▶ **DIRECTIONS FOR THIS TASK**
Retype each line of the material exactly, please, skipping any picture in it.

▶ **GIVEN MATERIAL**
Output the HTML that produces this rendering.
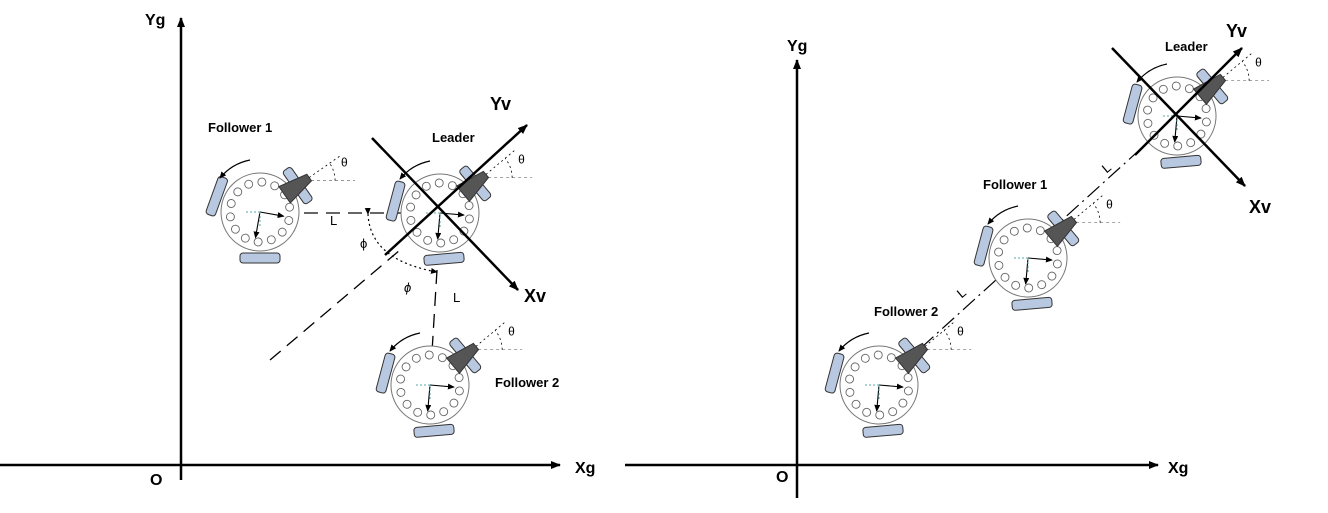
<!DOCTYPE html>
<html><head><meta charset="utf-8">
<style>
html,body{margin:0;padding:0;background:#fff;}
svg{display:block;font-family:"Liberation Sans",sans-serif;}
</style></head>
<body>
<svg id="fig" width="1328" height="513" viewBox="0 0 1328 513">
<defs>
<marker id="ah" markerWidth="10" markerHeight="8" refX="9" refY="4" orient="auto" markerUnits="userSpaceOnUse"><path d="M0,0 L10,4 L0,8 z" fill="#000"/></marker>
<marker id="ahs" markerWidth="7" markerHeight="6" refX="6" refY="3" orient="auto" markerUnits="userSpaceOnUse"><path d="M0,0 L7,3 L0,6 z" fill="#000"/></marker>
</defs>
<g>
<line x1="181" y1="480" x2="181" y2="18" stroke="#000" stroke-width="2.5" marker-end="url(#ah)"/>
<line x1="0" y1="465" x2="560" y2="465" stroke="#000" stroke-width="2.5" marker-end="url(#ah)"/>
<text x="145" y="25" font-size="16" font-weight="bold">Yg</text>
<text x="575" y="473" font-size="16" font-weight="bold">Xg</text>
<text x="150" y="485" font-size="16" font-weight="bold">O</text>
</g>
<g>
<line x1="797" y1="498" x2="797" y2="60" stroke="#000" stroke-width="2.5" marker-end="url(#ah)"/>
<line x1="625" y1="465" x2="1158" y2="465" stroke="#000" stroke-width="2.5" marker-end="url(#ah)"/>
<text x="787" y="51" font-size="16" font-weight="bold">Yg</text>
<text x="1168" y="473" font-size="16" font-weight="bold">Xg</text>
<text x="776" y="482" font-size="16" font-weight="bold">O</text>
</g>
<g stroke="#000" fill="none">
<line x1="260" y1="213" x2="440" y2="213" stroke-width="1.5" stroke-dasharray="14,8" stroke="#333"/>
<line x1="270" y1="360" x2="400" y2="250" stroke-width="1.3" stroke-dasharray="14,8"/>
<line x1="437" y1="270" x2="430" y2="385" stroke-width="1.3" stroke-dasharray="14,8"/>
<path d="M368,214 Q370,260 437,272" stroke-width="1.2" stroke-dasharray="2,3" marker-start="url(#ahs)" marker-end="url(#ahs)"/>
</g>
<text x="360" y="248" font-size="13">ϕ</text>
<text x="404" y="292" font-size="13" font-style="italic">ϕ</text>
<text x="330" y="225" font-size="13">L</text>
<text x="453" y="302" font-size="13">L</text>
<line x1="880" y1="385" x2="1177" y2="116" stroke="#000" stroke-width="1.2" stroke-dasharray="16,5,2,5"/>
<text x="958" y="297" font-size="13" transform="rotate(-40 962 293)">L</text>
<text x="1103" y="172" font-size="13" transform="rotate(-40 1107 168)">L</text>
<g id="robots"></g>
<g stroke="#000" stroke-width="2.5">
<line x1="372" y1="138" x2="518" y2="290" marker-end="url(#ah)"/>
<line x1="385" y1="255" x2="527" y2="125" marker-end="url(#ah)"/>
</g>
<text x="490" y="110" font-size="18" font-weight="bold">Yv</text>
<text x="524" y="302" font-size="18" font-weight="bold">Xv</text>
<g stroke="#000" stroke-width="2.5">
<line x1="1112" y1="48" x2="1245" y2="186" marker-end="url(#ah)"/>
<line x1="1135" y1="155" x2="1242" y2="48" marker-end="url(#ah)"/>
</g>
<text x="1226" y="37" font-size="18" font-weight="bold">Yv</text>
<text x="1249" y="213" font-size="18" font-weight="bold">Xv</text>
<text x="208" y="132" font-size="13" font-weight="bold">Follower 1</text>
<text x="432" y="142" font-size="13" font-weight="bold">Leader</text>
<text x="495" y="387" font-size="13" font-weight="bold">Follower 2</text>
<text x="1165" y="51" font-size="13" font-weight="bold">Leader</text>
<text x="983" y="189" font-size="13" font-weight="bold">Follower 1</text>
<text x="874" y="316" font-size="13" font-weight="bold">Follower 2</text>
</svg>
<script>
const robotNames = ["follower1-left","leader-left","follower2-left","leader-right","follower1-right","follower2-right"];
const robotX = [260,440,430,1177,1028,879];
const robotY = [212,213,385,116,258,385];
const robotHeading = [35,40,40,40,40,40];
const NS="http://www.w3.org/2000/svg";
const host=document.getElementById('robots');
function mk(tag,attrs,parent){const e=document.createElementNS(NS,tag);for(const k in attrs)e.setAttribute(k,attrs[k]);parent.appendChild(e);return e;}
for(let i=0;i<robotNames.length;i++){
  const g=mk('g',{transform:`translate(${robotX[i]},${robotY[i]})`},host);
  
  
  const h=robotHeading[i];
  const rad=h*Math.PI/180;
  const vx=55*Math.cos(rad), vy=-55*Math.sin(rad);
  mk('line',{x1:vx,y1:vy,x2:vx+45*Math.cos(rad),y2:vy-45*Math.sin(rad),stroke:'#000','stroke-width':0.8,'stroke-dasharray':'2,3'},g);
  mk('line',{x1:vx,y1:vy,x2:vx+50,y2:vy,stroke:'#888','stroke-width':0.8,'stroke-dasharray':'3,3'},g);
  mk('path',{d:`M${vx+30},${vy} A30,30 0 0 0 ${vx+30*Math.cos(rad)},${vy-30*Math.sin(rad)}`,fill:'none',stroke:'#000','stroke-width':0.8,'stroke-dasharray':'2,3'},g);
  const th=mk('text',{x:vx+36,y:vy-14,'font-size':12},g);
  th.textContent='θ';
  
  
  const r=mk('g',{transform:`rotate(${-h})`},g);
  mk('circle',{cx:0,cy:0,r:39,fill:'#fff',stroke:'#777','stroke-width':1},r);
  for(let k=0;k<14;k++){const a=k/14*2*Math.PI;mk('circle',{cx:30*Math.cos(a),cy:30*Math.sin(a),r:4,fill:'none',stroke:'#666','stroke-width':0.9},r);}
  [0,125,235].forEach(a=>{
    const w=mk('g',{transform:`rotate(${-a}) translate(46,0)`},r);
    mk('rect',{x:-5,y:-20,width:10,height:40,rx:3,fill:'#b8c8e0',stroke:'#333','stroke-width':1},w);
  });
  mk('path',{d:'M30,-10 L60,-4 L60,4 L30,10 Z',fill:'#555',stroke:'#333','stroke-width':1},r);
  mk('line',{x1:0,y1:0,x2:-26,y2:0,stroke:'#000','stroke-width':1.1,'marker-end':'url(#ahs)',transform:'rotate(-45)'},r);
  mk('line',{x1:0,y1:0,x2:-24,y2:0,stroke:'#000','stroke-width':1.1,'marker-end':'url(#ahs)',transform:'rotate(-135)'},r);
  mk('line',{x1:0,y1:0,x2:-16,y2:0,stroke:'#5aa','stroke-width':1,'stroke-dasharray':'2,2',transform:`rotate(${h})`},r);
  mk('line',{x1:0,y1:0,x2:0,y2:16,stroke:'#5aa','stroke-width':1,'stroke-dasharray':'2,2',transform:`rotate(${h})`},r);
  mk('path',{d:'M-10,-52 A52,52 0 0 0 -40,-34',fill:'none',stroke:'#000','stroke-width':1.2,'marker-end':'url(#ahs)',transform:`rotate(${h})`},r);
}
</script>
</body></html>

▶ **SOLUTION TO THE PROBLEM**
Output the HTML that produces this rendering.
<!DOCTYPE html>
<html><head><meta charset="utf-8">
<style>
html,body{margin:0;padding:0;background:#fff;}
svg{display:block;font-family:"Liberation Sans",sans-serif;}
</style></head>
<body>
<svg id="fig" width="1328" height="513" viewBox="0 0 1328 513">
<defs>
<marker id="ah" markerWidth="10" markerHeight="8" refX="9" refY="4" orient="auto" markerUnits="userSpaceOnUse"><path d="M0,0 L10,4 L0,8 z" fill="#000"/></marker>
<marker id="ahs" markerWidth="7" markerHeight="6" refX="6" refY="3" orient="auto" markerUnits="userSpaceOnUse"><path d="M0,0 L7,3 L0,6 z" fill="#000"/></marker>
</defs>
<g>
<line x1="181" y1="480" x2="181" y2="18" stroke="#000" stroke-width="2.5" marker-end="url(#ah)"/>
<line x1="0" y1="465" x2="560" y2="465" stroke="#000" stroke-width="2.5" marker-end="url(#ah)"/>
<text x="145" y="25" font-size="16" font-weight="bold">Yg</text>
<text x="575" y="473" font-size="16" font-weight="bold">Xg</text>
<text x="150" y="485" font-size="16" font-weight="bold">O</text>
</g>
<g>
<line x1="797" y1="498" x2="797" y2="60" stroke="#000" stroke-width="2.5" marker-end="url(#ah)"/>
<line x1="625" y1="465" x2="1158" y2="465" stroke="#000" stroke-width="2.5" marker-end="url(#ah)"/>
<text x="787" y="51" font-size="16" font-weight="bold">Yg</text>
<text x="1168" y="473" font-size="16" font-weight="bold">Xg</text>
<text x="776" y="482" font-size="16" font-weight="bold">O</text>
</g>
<g stroke="#000" fill="none">
<line x1="260" y1="213" x2="440" y2="213" stroke-width="1.5" stroke-dasharray="14,8" stroke="#333"/>
<line x1="270" y1="360" x2="400" y2="250" stroke-width="1.3" stroke-dasharray="14,8"/>
<line x1="437" y1="270" x2="430" y2="385" stroke-width="1.3" stroke-dasharray="14,8"/>
<path d="M368,214 Q370,260 437,272" stroke-width="1.2" stroke-dasharray="2,3" marker-start="url(#ahs)" marker-end="url(#ahs)"/>
</g>
<text x="360" y="248" font-size="13">ϕ</text>
<text x="404" y="292" font-size="13" font-style="italic">ϕ</text>
<text x="330" y="225" font-size="13">L</text>
<text x="453" y="302" font-size="13">L</text>
<line x1="880" y1="385" x2="1177" y2="116" stroke="#000" stroke-width="1.2" stroke-dasharray="16,5,2,5"/>
<text x="958" y="297" font-size="13" transform="rotate(-40 962 293)">L</text>
<text x="1103" y="172" font-size="13" transform="rotate(-40 1107 168)">L</text>
<g id="robots"></g>
<g stroke="#000" stroke-width="2.5">
<line x1="372" y1="138" x2="518" y2="290" marker-end="url(#ah)"/>
<line x1="385" y1="255" x2="527" y2="125" marker-end="url(#ah)"/>
</g>
<text x="490" y="110" font-size="18" font-weight="bold">Yv</text>
<text x="524" y="302" font-size="18" font-weight="bold">Xv</text>
<g stroke="#000" stroke-width="2.5">
<line x1="1112" y1="48" x2="1245" y2="186" marker-end="url(#ah)"/>
<line x1="1135" y1="155" x2="1242" y2="48" marker-end="url(#ah)"/>
</g>
<text x="1226" y="37" font-size="18" font-weight="bold">Yv</text>
<text x="1249" y="213" font-size="18" font-weight="bold">Xv</text>
<text x="208" y="132" font-size="13" font-weight="bold">Follower 1</text>
<text x="432" y="142" font-size="13" font-weight="bold">Leader</text>
<text x="495" y="387" font-size="13" font-weight="bold">Follower 2</text>
<text x="1165" y="51" font-size="13" font-weight="bold">Leader</text>
<text x="983" y="189" font-size="13" font-weight="bold">Follower 1</text>
<text x="874" y="316" font-size="13" font-weight="bold">Follower 2</text>
</svg>
<script>
const robotNames = ["follower1-left","leader-left","follower2-left","leader-right","follower1-right","follower2-right"];
const robotX = [260,440,430,1177,1028,879];
const robotY = [212,213,385,116,258,385];
const robotHeading = [35,40,40,40,40,40];
const NS="http://www.w3.org/2000/svg";
const host=document.getElementById('robots');
function mk(tag,attrs,parent){const e=document.createElementNS(NS,tag);for(const k in attrs)e.setAttribute(k,attrs[k]);parent.appendChild(e);return e;}
for(let i=0;i<robotNames.length;i++){
  const g=mk('g',{transform:`translate(${robotX[i]},${robotY[i]})`},host);
  
  
  const h=robotHeading[i];
  const rad=h*Math.PI/180;
  const vx=55*Math.cos(rad), vy=-55*Math.sin(rad);
  mk('line',{x1:vx,y1:vy,x2:vx+45*Math.cos(rad),y2:vy-45*Math.sin(rad),stroke:'#000','stroke-width':0.8,'stroke-dasharray':'2,3'},g);
  mk('line',{x1:vx,y1:vy,x2:vx+50,y2:vy,stroke:'#888','stroke-width':0.8,'stroke-dasharray':'3,3'},g);
  mk('path',{d:`M${vx+30},${vy} A30,30 0 0 0 ${vx+30*Math.cos(rad)},${vy-30*Math.sin(rad)}`,fill:'none',stroke:'#000','stroke-width':0.8,'stroke-dasharray':'2,3'},g);
  const th=mk('text',{x:vx+36,y:vy-14,'font-size':12},g);
  th.textContent='θ';
  
  
  const r=mk('g',{transform:`rotate(${-h})`},g);
  mk('circle',{cx:0,cy:0,r:39,fill:'#fff',stroke:'#777','stroke-width':1},r);
  for(let k=0;k<14;k++){const a=k/14*2*Math.PI;mk('circle',{cx:30*Math.cos(a),cy:30*Math.sin(a),r:4,fill:'none',stroke:'#666','stroke-width':0.9},r);}
  [0,125,235].forEach(a=>{
    const w=mk('g',{transform:`rotate(${-a}) translate(46,0)`},r);
    mk('rect',{x:-5,y:-20,width:10,height:40,rx:3,fill:'#b8c8e0',stroke:'#333','stroke-width':1},w);
  });
  mk('path',{d:'M30,-10 L60,-4 L60,4 L30,10 Z',fill:'#555',stroke:'#333','stroke-width':1},r);
  mk('line',{x1:0,y1:0,x2:-26,y2:0,stroke:'#000','stroke-width':1.1,'marker-end':'url(#ahs)',transform:'rotate(-45)'},r);
  mk('line',{x1:0,y1:0,x2:-24,y2:0,stroke:'#000','stroke-width':1.1,'marker-end':'url(#ahs)',transform:'rotate(-135)'},r);
  mk('line',{x1:0,y1:0,x2:-16,y2:0,stroke:'#5aa','stroke-width':1,'stroke-dasharray':'2,2',transform:`rotate(${h})`},r);
  mk('line',{x1:0,y1:0,x2:0,y2:16,stroke:'#5aa','stroke-width':1,'stroke-dasharray':'2,2',transform:`rotate(${h})`},r);
  mk('path',{d:'M-10,-52 A52,52 0 0 0 -40,-34',fill:'none',stroke:'#000','stroke-width':1.2,'marker-end':'url(#ahs)',transform:`rotate(${h})`},r);
}
</script>
</body></html>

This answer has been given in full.